Smith & Wesson introduced the first polymer-framed M&P semi-automatic pistol in 2005. It was a huge success, but its capacity and size lived up to its duty-focused initials, which stand for Military and Police. At the time, the number of people with concealed carry permits was growing at a furious pace, and that market was looking for something a little less bulky.
In 2008 the company rolled out the M&P45 Compact. Its barrel measures 4" and the gun had a shortened grip that resulted in magazine capacities dropping to either eight or 10 rounds. Sales were solid, but the company had something better on the drawing board.
Smith & Wesson’s M&P9 Shield and M&P40 Shield hit store shelves in 2012. Last year the 9 mm version (former) ranked number four in sales volume for semi-automatic pistols among FFLs using the services of Gunbroker.com.
There are many reasons—including Smith & Wesson’s renowned quality—for the demand. Options in the M&P9 Shield line are some of them. Today you can choose factory fresh models with or without a thumb safety, fiber-optic or white-dot sights and even versions compliant with regulations in states where firearm laws are more restrictive.

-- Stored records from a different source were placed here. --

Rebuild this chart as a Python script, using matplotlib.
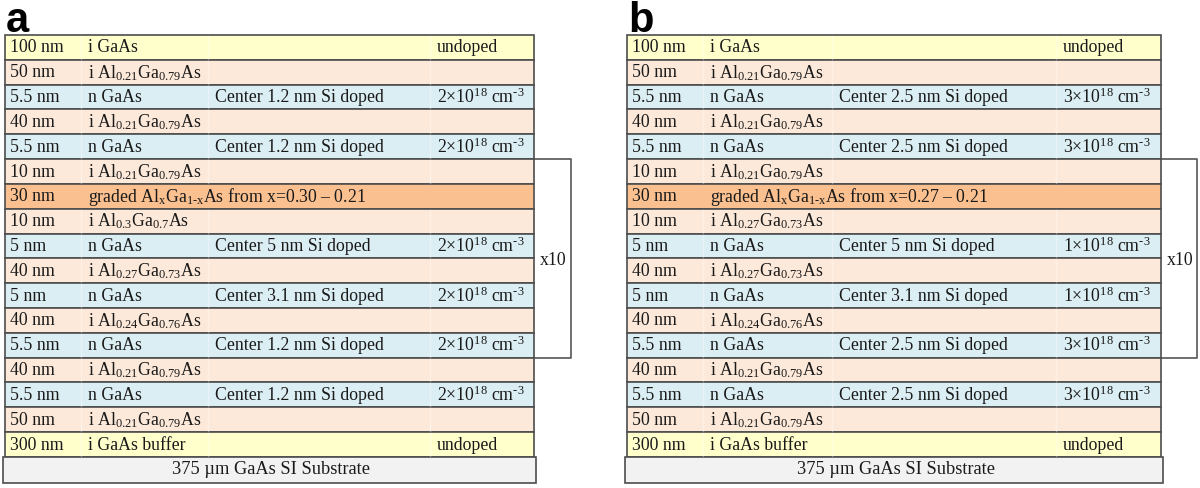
import matplotlib
matplotlib.use('Agg')
import matplotlib.pyplot as plt
from matplotlib.patches import Rectangle

plt.rcParams['font.family'] = ['Liberation Serif', 'DejaVu Serif']
plt.rcParams['mathtext.fontset'] = 'custom'
plt.rcParams['mathtext.rm'] = 'Liberation Serif'
plt.rcParams['mathtext.it'] = 'Liberation Serif:italic'
plt.rcParams['mathtext.default'] = 'regular'

# layer stack, top to bottom (same thickness column for both panels)
thickness = ['100 nm', '50 nm', '5.5 nm', '40 nm', '5.5 nm', '10 nm', '30 nm', '10 nm',
             '5 nm', '40 nm', '5 nm', '40 nm', '5.5 nm', '40 nm', '5.5 nm', '50 nm', '300 nm']
kind = ['cap', 'barrier', 'dope', 'barrier', 'dope', 'barrier', 'graded', 'barrier',
        'dope', 'barrier', 'dope', 'barrier', 'dope', 'barrier', 'dope', 'barrier', 'cap']

AL21 = 'i Al$_{0.21}$Ga$_{0.79}$As'
material_a = ['i GaAs', AL21, 'n GaAs', AL21, 'n GaAs', AL21,
              r'graded Al$_{x}$Ga$_{1\text{-}x}$As from x=0.30 – 0.21',
              'i Al$_{0.3}$Ga$_{0.7}$As', 'n GaAs', 'i Al$_{0.27}$Ga$_{0.73}$As',
              'n GaAs', 'i Al$_{0.24}$Ga$_{0.76}$As', 'n GaAs', AL21, 'n GaAs', AL21,
              'i GaAs buffer']
material_b = ['i GaAs', AL21, 'n GaAs', AL21, 'n GaAs', AL21,
              r'graded Al$_{x}$Ga$_{1\text{-}x}$As from x=0.27 – 0.21',
              'i Al$_{0.27}$Ga$_{0.73}$As', 'n GaAs', 'i Al$_{0.27}$Ga$_{0.73}$As',
              'n GaAs', 'i Al$_{0.24}$Ga$_{0.76}$As', 'n GaAs', AL21, 'n GaAs', AL21,
              'i GaAs buffer']

delta_a = ['', '', 'Center 1.2 nm Si doped', '', 'Center 1.2 nm Si doped', '', '', '',
           'Center 5 nm Si doped', '', 'Center 3.1 nm Si doped', '', 'Center 1.2 nm Si doped',
           '', 'Center 1.2 nm Si doped', '', '']
delta_b = ['', '', 'Center 2.5 nm Si doped', '', 'Center 2.5 nm Si doped', '', '', '',
           'Center 5 nm Si doped', '', 'Center 3.1 nm Si doped', '', 'Center 2.5 nm Si doped',
           '', 'Center 2.5 nm Si doped', '', '']

# doping level (x10^18 cm^-3), 0 = undoped, None = blank
conc_a = [0, None, 2, None, 2, None, None, None, 2, None, 2, None, 2, None, 2, None, 0]
conc_b = [0, None, 3, None, 3, None, None, None, 1, None, 1, None, 3, None, 3, None, 0]

substrate = '375 µm GaAs SI Substrate'
repeat_rows = (5, 12)   # first and last row inside the x10 bracket
repeat_label = 'x10'

fill = {'cap': '#FFFFCC', 'barrier': '#FDE9D9', 'dope': '#DBEEF3', 'graded': '#FAC090'}
edge = '#4d4d4d'
txt = '#1a1a1a'

fig = plt.figure(figsize=(12, 4.88), dpi=100)
ax = fig.add_axes([0, 0, 1, 1])
ax.set_xlim(0, 1200)
ax.set_ylim(488, 0)
ax.axis('off')

Y0 = 35.0
RH = 24.82
FS = 12.8


def conc_text(c):
    if c is None:
        return ''
    if c == 0:
        return 'undoped'
    return f'{c}×10$^{{18}}$ cm$^{{\\text{{-}}3}}$'


def draw_panel(cols, label, material, delta, conc, bracket_right):
    x0, xe = cols[0], cols[-1]
    for i in range(len(thickness)):
        y = Y0 + i * RH
        ax.add_patch(Rectangle((x0, y), xe - x0, RH, facecolor=fill[kind[i]],
                               edgecolor=edge, lw=1.2, zorder=2))
        yc = y + RH / 2 + 0.5
        if kind[i] != 'graded':
            for cx in cols[1:-1]:
                ax.plot([cx, cx], [y + 1, y + RH - 1], color='white', alpha=0.35,
                        lw=1.0, zorder=3)
        ax.text(cols[0] + 5, yc, thickness[i], fontsize=FS, color=txt, va='center', zorder=4)
        ax.text(cols[1] + 7, yc, material[i], fontsize=FS, color=txt, va='center', zorder=4)
        if delta[i]:
            ax.text(cols[2] + 7, yc, delta[i], fontsize=FS, color=txt, va='center', zorder=4)
        ct = conc_text(conc[i])
        if ct:
            ax.text(cols[3] + 7, yc, ct, fontsize=FS, color=txt, va='center', zorder=4)

    # substrate
    ys = Y0 + len(thickness) * RH
    ax.add_patch(Rectangle((x0 - 2, ys), xe - x0 + 4, 483 - ys, facecolor='#F2F2F2',
                           edgecolor=edge, lw=1.2, zorder=2))
    ax.text((x0 + xe) / 2 + 2, (ys + 483) / 2, substrate, fontsize=FS + 0.4, color=txt,
            ha='center', va='center', zorder=4)

    # repeat bracket
    yt = Y0 + repeat_rows[0] * RH
    yb = Y0 + (repeat_rows[1] + 1) * RH
    ax.plot([xe, bracket_right, bracket_right, xe], [yt, yt, yb, yb], color='#555555',
            lw=1.2, zorder=1)
    ax.text(xe + 6, (yt + yb) / 2 + 2, repeat_label, fontsize=FS, color=txt,
            va='center', zorder=4)

    ax.text(x0 + 1, 32, label, fontsize=30, fontweight='bold', family='Liberation Sans',
            color='black', va='baseline', ha='left')


draw_panel([5, 81, 208, 430, 534], 'a', material_a, delta_a, conc_a, 571)
draw_panel([627, 703, 832, 1056, 1161], 'b', material_b, delta_b, conc_b, 1197)

fig.savefig('out.png', dpi=100)
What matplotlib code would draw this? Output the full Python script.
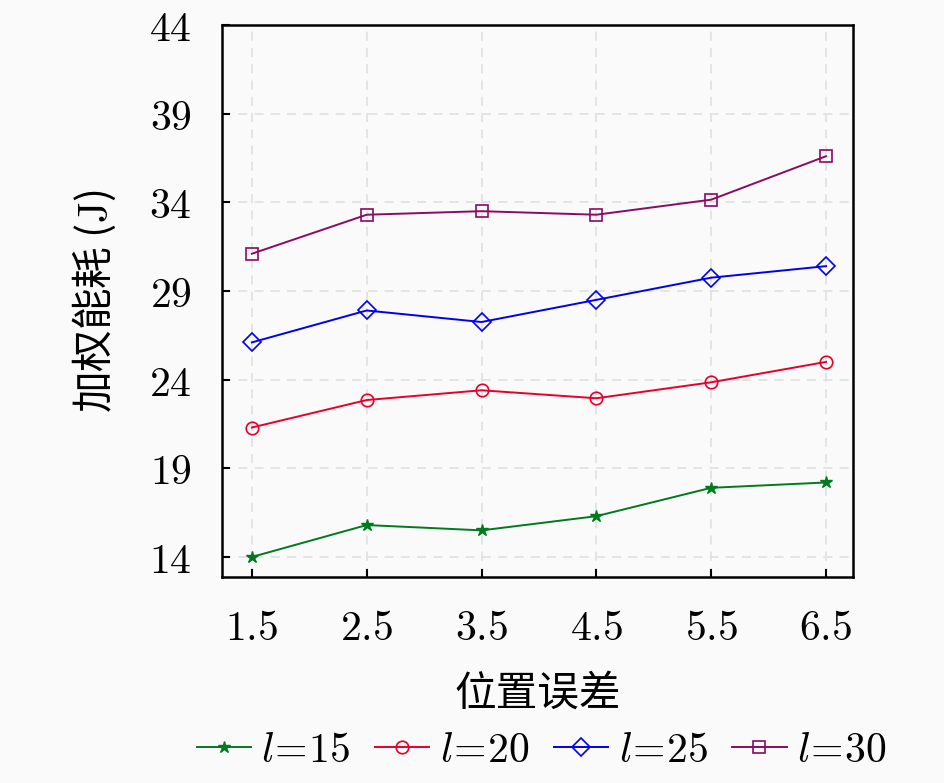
import matplotlib
matplotlib.use("Agg")
import matplotlib.pyplot as plt

plt.rcParams['mathtext.fontset'] = 'cm'
plt.rcParams['font.family'] = ['Noto Sans CJK SC', 'DejaVu Sans']

x = [1.5, 2.5, 3.5, 4.5, 5.5, 6.5]
l15 = [14.0, 15.8, 15.5, 16.3, 17.9, 18.2]
l20 = [21.3, 22.85, 23.4, 22.95, 23.85, 25.0]
l25 = [26.1, 27.9, 27.25, 28.5, 29.75, 30.4]
l30 = [31.1, 33.3, 33.5, 33.3, 34.15, 36.6]
labels = [r'$l\!=\!15$', r'$l\!=\!20$', r'$l\!=\!25$', r'$l\!=\!30$']
yticks = [14, 19, 24, 29, 34, 39, 44]

fig = plt.figure(figsize=(9.45, 7.83), dpi=100)
fig.patch.set_facecolor('#fafafa')
ax = fig.add_axes([222/945, 1-577/783, (853-222)/945, (577-25)/783])
ax.set_facecolor('#fafafa')

ax.plot(x, l15, color='#007a1e', marker='*', ms=9, lw=1.4, label=labels[0])
ax.plot(x, l20, color='#e8002a', marker='o', ms=9, mfc='none', mew=1.2, lw=1.4, label=labels[1])
ax.plot(x, l25, color='#0000ee', marker='D', ms=9, mfc='none', mew=1.2, lw=1.4, label=labels[2])
ax.plot(x, l30, color='#8b0a63', marker='s', ms=8, mfc='none', mew=1.2, lw=1.4, label=labels[3])

ax.set_xlim(1.24, 6.735)
ax.set_ylim(12.87, 44)
ax.set_xticks(x)
ax.set_xticklabels([f'${v}$' for v in x], fontsize=30)
ax.set_yticks(yticks)
ax.set_yticklabels([f'${v}$' for v in yticks], fontsize=30)
ax.tick_params(axis='x', direction='in', length=6, width=1.5, pad=22)
ax.tick_params(axis='y', direction='in', length=6, width=1.5, pad=22)
ax.grid(True, ls=(0, (5, 4)), color='#e2e2e2', lw=1.3)
for s in ax.spines.values():
    s.set_linewidth(1.8)

ax.set_xlabel('位置误差', fontsize=30, labelpad=18)
ax.set_ylabel('加权能耗 ($\\mathrm{J}$)', fontsize=30, labelpad=22)

fig.legend(loc='lower center', bbox_to_anchor=(0.573, 0.0), borderaxespad=0.1, ncol=4, frameon=False,
           fontsize=30, handlelength=1.3, handletextpad=0.25, columnspacing=0.6, borderpad=0.2)

fig.savefig('out.png', dpi=100, facecolor=fig.get_facecolor())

There’s no doubt, however, the vast majority of the attraction is due to the concealed-carry friendly build and features built into every model. The stainless-steel barrel is 3.1" long and the pistol’s total length comes in at only 6.1". It has a stainless steel slide with a long-lasting Armornite Black finish, rigid stainless steel chassis that reinforces the polymer frame and each ship with two magazines—a seven-round version for carry and an eight rounder for more full grip during practice sessions.
The striker-fired semi-automatic features the patented M&P takedown system, which allows for disassembly without pulling the trigger. At 20.8 ozs. it won’t weigh you down after a long day of carry and with MSRPs that run from $385 to $505, models aren’t an undue burden on a budgets, either.